Una ola de crímenes cuestiona la política de pacificación de los barrios.
Corría el año 2008 cuando el entonces gobernador del Estado de Río de Janeiro, Sérgio Cabral, anunció la creación de las Unidades de Policía Pacificadora (UPP) en las favelas cariocas, una nueva “política de seguridad” que consistía en expulsar a los narcotraficantes y ocupar las comunidades con una policía cercana a los ciudadanos.
Siete años después, con 38 de esas unidades creadas en 264 favelas, la guerra entre los narcotraficantes y la policía parece no tener fin y el modelo de pacificación es cuestionado. Sobre todo por los propios vecinos de las favelas, que conviven con una rutina diaria de violencia en las puertas de sus casas, unas veces protagonizada por los traficantes, otras por la policía.
Desde el pasado enero, una nueva ola de violencia ha causado la muerte de 40 personas en Río, entre policías, traficantes y moradores inocentes atrapados por balas perdidas. Todo ello, a menos de 15 meses de los Juegos Olímpicos.
Entre las víctimas figura Eduardo de Jesús Ferreira, un niño de 10 años. Se encontraba sentado en la puerta de su casa el jueves de la semana pasada, en el Complexo do Alemão, una favela del norte de Río, cuando un policía le disparó en la cabeza sin que todavía estén claros los motivos. Su caso ha conmocionado a todo el país, su rostro se ha convertido en una suerte de símbolo y su muerte ha puesto en evidencia el drama que viven los 70.000 habitantes de este conjunto de favelas, y de otras como La Rocinha (120.000 habitantes) y Maré (140.000).

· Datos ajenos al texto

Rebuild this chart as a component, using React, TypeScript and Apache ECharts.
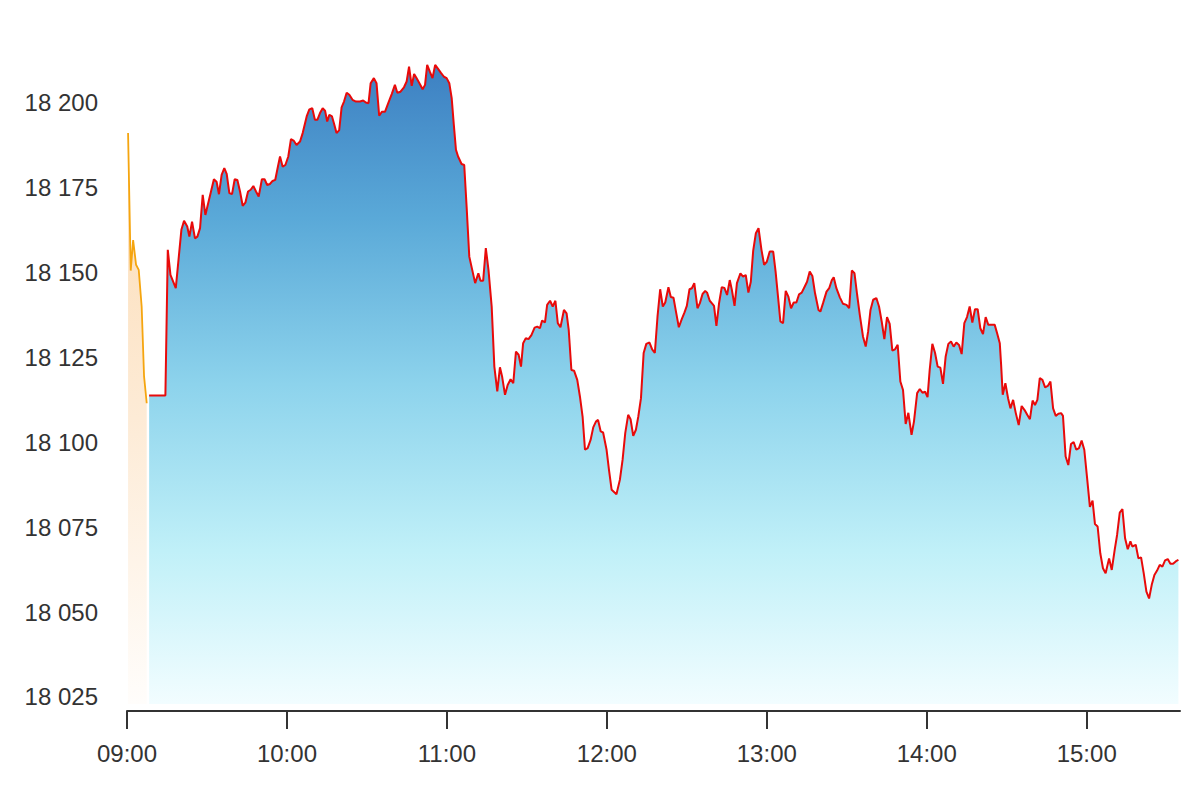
import React, { useEffect, useRef } from "react";
import * as echarts from "echarts";

// minutes after 09:00
const preOpenMinutes = [0.4, 1.4, 2.3, 3.4, 4.4, 5.5, 6.4, 7.4];
const preOpenValues = [18191.1, 18150.6, 18159.6, 18152.3, 18150.8, 18140, 18119.4, 18111.5];

const sessionMinutes = [
  8.3, 14.4, 15.3, 16.3, 18.3, 20.4, 21.4, 22.6, 23.4, 24.4, 25.5, 26.4, 27.4, 28.4, 29.4, 30.9, 32.6, 33.6, 34.5, 35.5,
  36.5, 37.4, 38.4, 39.4, 40.4, 41.4, 42.4, 43.4, 44.4, 45.4, 46.4, 47.4, 48.4, 49.4, 50.6, 51.6, 52.6, 53.6, 54.6, 55.6,
  56.6, 57.4, 58.4, 59.4, 60.5, 61.5, 62.5, 63.6, 64.9, 65.9, 67.4, 68.4, 69.5, 70.5, 71.4, 72.4, 73.4, 74.3, 75.1, 75.9,
  76.9, 77.7, 78.6, 79.6, 80.5, 81.4, 82.4, 83.4, 84.6, 85.9, 87.4, 88.6, 89.6, 90.6, 91.4, 92.6, 93.6, 94.6, 95.6, 96.8,
  98, 99.3, 100.5, 101.4, 102.6, 103.9, 104.9, 105.8, 106.8, 107.7, 108.6, 109.9, 110.9, 111.8, 112.6, 113.6, 114.6, 115.6, 116.7, 117.7,
  118.9, 119.9, 120.9, 121.8, 122.6, 123.4, 124.2, 125.5, 126.5, 127.4, 128.4, 129.5, 130.6, 131.8, 132.6, 133.6, 134.6, 135.6, 136.8, 137.8,
  138.9, 139.9, 140.7, 141.8, 142.8, 143.9, 144.9, 145.9, 146.9, 147.8, 148.6, 149.6, 150.6, 151.7, 152.9, 153.9, 154.9, 155.7, 156.8, 157.6,
  158.7, 159.7, 160.7, 161.6, 162.6, 163.9, 164.9, 165.7, 166.7, 167.7, 168.9, 169.9, 170.9, 171.8, 172.8, 173.9, 174.9, 175.9, 176.7, 177.7,
  178.6, 179.9, 180.8, 181.8, 183.6, 184.9, 185.9, 186.9, 188, 188.9, 189.9, 190.9, 191.8, 192.8, 193.8, 194.8, 196, 197, 198, 199,
  200, 201, 201.9, 203.1, 204, 205, 206, 207, 208.1, 209.1, 210, 211, 211.9, 212.8, 214, 214.9, 215.9, 216.9, 217.6, 218.6,
  219.6, 220.2, 221.1, 222.1, 223.1, 224.1, 225.1, 226.1, 226.9, 227.9, 228.8, 230.1, 231.1, 232.1, 233.1, 234, 234.9, 235.9, 236.9, 238,
  239, 240, 241.1, 242.4, 243.3, 244.3, 245.1, 246.1, 247.1, 248.1, 249.1, 250.1, 251.1, 252.1, 253.1, 254.1, 255.1, 256.1, 257.1, 258.1,
  259.4, 260.1, 261.1, 262.4, 263.4, 264.4, 265.1, 266.1, 267.4, 268.6, 269.9, 270.9, 271.9, 272.9, 273.9, 274.9, 276.1, 277.1, 278, 278.9,
  279.9, 281.1, 282.1, 283.1, 284.1, 285.1, 286.1, 287.1, 288.1, 289.1, 290.1, 291.1, 292.1, 293.1, 294.3, 295.2, 296.4, 297.4, 298.4, 299.4,
  300.3, 301.1, 302.1, 303.1, 304.1, 305.1, 306.1, 307.1, 308.1, 309.1, 310.1, 311.1, 312.1, 313.1, 314.1, 315.1, 316.1, 317.1, 318.1, 319.1,
  320.1, 321.1, 322.1, 323.1, 324.2, 325.5, 326.4, 327.4, 327.9, 328.5, 329.5, 330.5, 331.4, 332.4, 333.4, 334.5, 335.6, 336.7, 337.7, 338.7,
  339.7, 340.6, 341.5, 342.4, 343.4, 344.4, 345.4, 346.4, 347.4, 348.4, 349.4, 350.4, 351.1, 352.1, 353.1, 354.1, 355.1, 356.1, 357.1, 358.1,
  359.1, 360.1, 361.2, 362.2, 363.1, 364.1, 365.1, 366.1, 367.1, 368.4, 369.4, 370.5, 371.4, 372.4, 373.4, 374.4, 375.4, 376.4, 377.1, 378.4,
  379.4, 380.4, 381.4, 382.4, 383.4, 384.4, 385.4, 386.4, 387.4, 388.4, 389.4, 390.4, 391.4, 392.4, 393.4, 394.4,
];
const sessionValues = [
  18113.8, 18113.8, 18156.7, 18149.3, 18145.4, 18162.6, 18165.3, 18163.6, 18160.6, 18165, 18160.1, 18160.6, 18163.1, 18172.9, 18167, 18171.9, 18177.5, 18176.8, 18173.1, 18178.8,
  18180.8, 18179.1, 18173.4, 18173.1, 18177.5, 18177.3, 18173.9, 18169.7, 18170.6, 18173.9, 18174.4, 18175.5, 18173.9, 18172.4, 18177.5, 18177.5, 18175.8, 18176.1, 18177, 18177.3,
  18181.2, 18184.2, 18181.2, 18181.7, 18184.2, 18189.3, 18188.9, 18187.6, 18188.6, 18191.1, 18196, 18198.1, 18198.4, 18195, 18195, 18197, 18198.4, 18197.7, 18194.5, 18196.5,
  18196, 18193.8, 18191.1, 18192, 18198.7, 18200.4, 18203, 18202.4, 18200.9, 18200.4, 18200.4, 18200.7, 18200.1, 18199.9, 18205.8, 18207.3, 18205.8, 18196.2, 18197.4, 18197.4,
  18199.9, 18202.6, 18205.3, 18203, 18203.3, 18204.6, 18206.3, 18210.7, 18205, 18208.5, 18207.3, 18205.5, 18204, 18205.3, 18211.2, 18209.2, 18207.3, 18211.2, 18210, 18208.9,
  18207.7, 18207.3, 18205.8, 18201.4, 18193.5, 18186.2, 18184.2, 18182, 18181.7, 18169.4, 18154.7, 18150.8, 18146.9, 18149.8, 18147.6, 18147.6, 18157.2, 18150.8, 18140, 18122.3,
  18115, 18122.1, 18119.4, 18114, 18116.9, 18118.6, 18117.4, 18126.7, 18125.8, 18122.3, 18129.2, 18130.7, 18130.4, 18131.6, 18133.8, 18134.1, 18133.6, 18135.9, 18135.3, 18140.5,
  18141.7, 18140, 18141.7, 18135.1, 18133.9, 18139, 18138, 18133.1, 18121.3, 18121.1, 18118.4, 18113.5, 18107.6, 18097.8, 18098.3, 18100.7, 18104.4, 18106.1, 18106.6, 18103.2,
  18102.9, 18097.8, 18091.9, 18086, 18084.7, 18089, 18094.8, 18102.7, 18108.1, 18106.8, 18101.9, 18103.7, 18107.6, 18113, 18126.3, 18129, 18129.4, 18127.4, 18126.3, 18137,
  18145.1, 18140, 18141.2, 18145.7, 18142.8, 18142.6, 18138.2, 18133.9, 18136.3, 18138.2, 18140.2, 18145.1, 18145.4, 18146.9, 18139.5, 18141, 18143.7, 18144.6, 18144.1, 18141.7,
  18140.8, 18140.2, 18134.3, 18141, 18145.7, 18145.5, 18143.4, 18147.8, 18144.9, 18140.2, 18146.9, 18149.8, 18148.8, 18149.3, 18144.1, 18147.3, 18156.5, 18161.6, 18163.1, 18156.7,
  18152.3, 18153.2, 18156.2, 18156.2, 18150.3, 18142.2, 18135.6, 18135.1, 18144.6, 18142.9, 18139.5, 18141.2, 18141.2, 18143.6, 18144.1, 18145.7, 18147.3, 18150.3, 18149, 18143.9,
  18139, 18138.5, 18141, 18144.4, 18145.4, 18147.8, 18148.6, 18145.4, 18142.7, 18140.8, 18140.5, 18139.5, 18150.6, 18149.8, 18143.4, 18137.5, 18131.1, 18128.2, 18132.6, 18139,
  18142, 18142.5, 18140, 18135.6, 18130.4, 18136.9, 18134.9, 18127, 18127.4, 18128.7, 18117.9, 18115.4, 18105.4, 18108.7, 18102.2, 18106.1, 18114.5, 18115.7, 18114.6, 18114.9,
  18113.3, 18121.3, 18129, 18126.4, 18122.3, 18122, 18117.2, 18125.3, 18129, 18129.7, 18128.2, 18129.4, 18128.7, 18126, 18135.1, 18136.9, 18140, 18135.3, 18139.2, 18139.2,
  18133.6, 18131.9, 18136.9, 18134.6, 18134.6, 18134.6, 18132.1, 18129.2, 18122.8, 18114, 18117.4, 18113, 18110, 18112.5, 18108.6, 18105.1, 18110.7, 18109.5, 18108.1, 18106.8,
  18112.3, 18111, 18112.5, 18118.9, 18118.4, 18116.2, 18116.6, 18117.9, 18110, 18107.8, 18108.4, 18108.6, 18107.8, 18095.8, 18093.3, 18099.5, 18100.1, 18097.8, 18098.3, 18100.5,
  18097.8, 18089.9, 18081, 18082.8, 18075.9, 18075.2, 18067.3, 18062.9, 18061.4, 18065.8, 18062.4, 18068.3, 18072.7, 18079.3, 18080.3, 18071.7, 18068.5, 18070.8, 18069.3, 18069.8,
  18065.8, 18066.1, 18061.4, 18056, 18054, 18058, 18060.9, 18062.2, 18063.9, 18063.4, 18065.2, 18065.6, 18064.2, 18064.2, 18064.9, 18065.4,
];

const xTickMinutes = [0, 60, 120, 180, 240, 300, 360];
const yTickValues = [18025, 18050, 18075, 18100, 18125, 18150, 18175, 18200];

const fmtTime = (m: number) => {
  const h = 9 + Math.floor(m / 60);
  const mm = Math.round(m % 60);
  return String(h).padStart(2, "0") + ":" + String(mm).padStart(2, "0");
};
const fmtNum = (v: number) => String(Math.round(v)).replace(/\B(?=(\d{3})+(?!\d))/g, " ");

export default function App() {
  const ref = useRef<HTMLDivElement>(null);
  useEffect(() => {
    if (!ref.current) return;
    const chart = echarts.init(ref.current, undefined, { renderer: "svg" });
    const preData = preOpenMinutes.map((m, i) => [m, preOpenValues[i]]);
    const sesData = sessionMinutes.map((m, i) => [m, sessionValues[i]]);
    const font = "Liberation Sans, Arial, sans-serif";
    chart.setOption({
      animation: false,
      backgroundColor: "#ffffff",
      grid: { left: 127, right: 20, top: 35, bottom: 96, containLabel: false },
      xAxis: {
        type: "value",
        min: 0,
        max: 395,
        offset: 7,
        splitLine: { show: false },
        axisLine: { show: true, lineStyle: { color: "#333333", width: 2 } },
        axisTick: { show: true, length: 18, lineStyle: { color: "#333333", width: 2 }, customValues: xTickMinutes },
        axisLabel: {
          customValues: xTickMinutes,
          formatter: (v: number) => fmtTime(v),
          fontSize: 24,
          color: "#333333",
          fontFamily: font,
          margin: 30,
        },
      },
      yAxis: {
        type: "value",
        min: 18022.9,
        max: 18220,
        splitLine: { show: false },
        axisLine: { show: false },
        axisTick: { show: false },
        axisLabel: {
          customValues: yTickValues,
          formatter: (v: number) => fmtNum(v),
          fontSize: 24,
          color: "#333333",
          fontFamily: font,
          margin: 29,
        },
      },
      series: [
        {
          type: "line",
          data: preData,
          showSymbol: false,
          lineStyle: { color: "#f5a50f", width: 1.8 },
          areaStyle: {
            opacity: 1,
            color: new echarts.graphic.LinearGradient(0, 0, 0, 1, [
              { offset: 0, color: "#fcdcb5" },
              { offset: 0.5, color: "#fdebd6" },
              { offset: 1, color: "#fffdfb" },
            ]),
          },
          z: 2,
        },
        {
          type: "line",
          data: sesData,
          showSymbol: false,
          lineStyle: { color: "#e80a0a", width: 2 },
          areaStyle: {
            opacity: 1,
            color: new echarts.graphic.LinearGradient(0, 0, 0, 1, [
              { offset: 0, color: "#3d80c2" },
              { offset: 0.24, color: "#5aa9d8" },
              { offset: 0.5, color: "#8dd3ec" },
              { offset: 0.76, color: "#c0f0f8" },
              { offset: 1, color: "#f2fdff" },
            ]),
          },
          z: 3,
        },
      ],
    });
    return () => chart.dispose();
  }, []);
  return (
    <div
      ref={ref}
      style={{ position: "fixed", left: 0, top: 0, width: 1200, height: 800, background: "#fff" }}
    />
  );
}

Para quienes siempre han cuestionado la política de pacificación de los últimos años, esta reciente ola de violencia no es solo consecuencia de la complejidad del intento de pacificar una comunidad de gran extensión territorial y muy poblada. El debate va más allá de instalar una UPP y gira en torno al fracaso de la lucha contra la droga, la necesidad de una nueva legislación, de combatir el tráfico de armas y de ofrecer más educación y cultura a los jóvenes. El propio secretario de Seguridad de Río de Janeiro, José Mariano Beltrame, reconoció en una entrevista a EL PAÍS en febrero que “seguridad pública no es sinónimo de policía”. “¿Qué hacemos para alejar a los jóvenes del tráfico [de drogas]?”, se preguntó.
Sin embargo, la discusión que se abre paso con más fuerza entre las voces críticas —expertos, ONG, políticos y los habitantes de las favelas— se centra en el modelo de policía en Brasil, militarizada y controlada por los Estados. Sigue mal preparada, mal remunerada y, sobre todo, dispara demasiado. El Anuario Brasileño de Seguridad Pública calcula que, en 2013, los policías fueron señalados como responsables de la muerte de 2.212 ciudadanos (seis personas diarias), 416 de ellas solo en el Estado de Río de Janeiro. Beltrame argumenta que la policía no recibió “las inversiones necesarias” en las últimas décadas. “Ha sido usada para reprimir y está mal vista. Es muy fácil criticarla”.
En el caso concreto de las UPP, el Estado de Río no ha invertido lo suficiente, afirman los críticos. “Se intentó hacer una nueva política con la policía de siempre. El programa se convirtió en una campaña política y aumentaron las UPP por encima de su capacidad. Formaron a nuevos agentes con prisas, sin preparación o cualificación”, argumenta el presidente de la Comisión de Derechos Humanos de la Asamblea de Río, el historiador y diputado opositor Marcelo Freixo.
Además, pese a que estas unidades de pacificación han impulsado la actividad económica en las favelas, sus habitantes siguen sin tener servicios básicos. En la ciudad de Río, casi un tercio de sus más de seis millones de habitantes vive en unas 800 favelas. No tienen saneamiento. Faltan escuelas, centros de salud…
“Como apenas hay inversiones sociales, la policía tiene una función que no es suya. En todas las UPP gestiona los temas culturales, de recogida de basura…”, explica Freixo. “Las UPP no tienen que eliminarse, ese no es el asunto. Pero han fallado al no haber sido capaces de reconocer sus errores y de no debatir con los habitantes de las favelas”. Hoy, más que nunca, reclaman ser escuchados. “Queremos los mismos derechos que los demás”, decía un vecino del Complexo do Alemão el pasado domingo, cuando unas 500 personas salieron a protestar para pedir paz e inversiones sociales.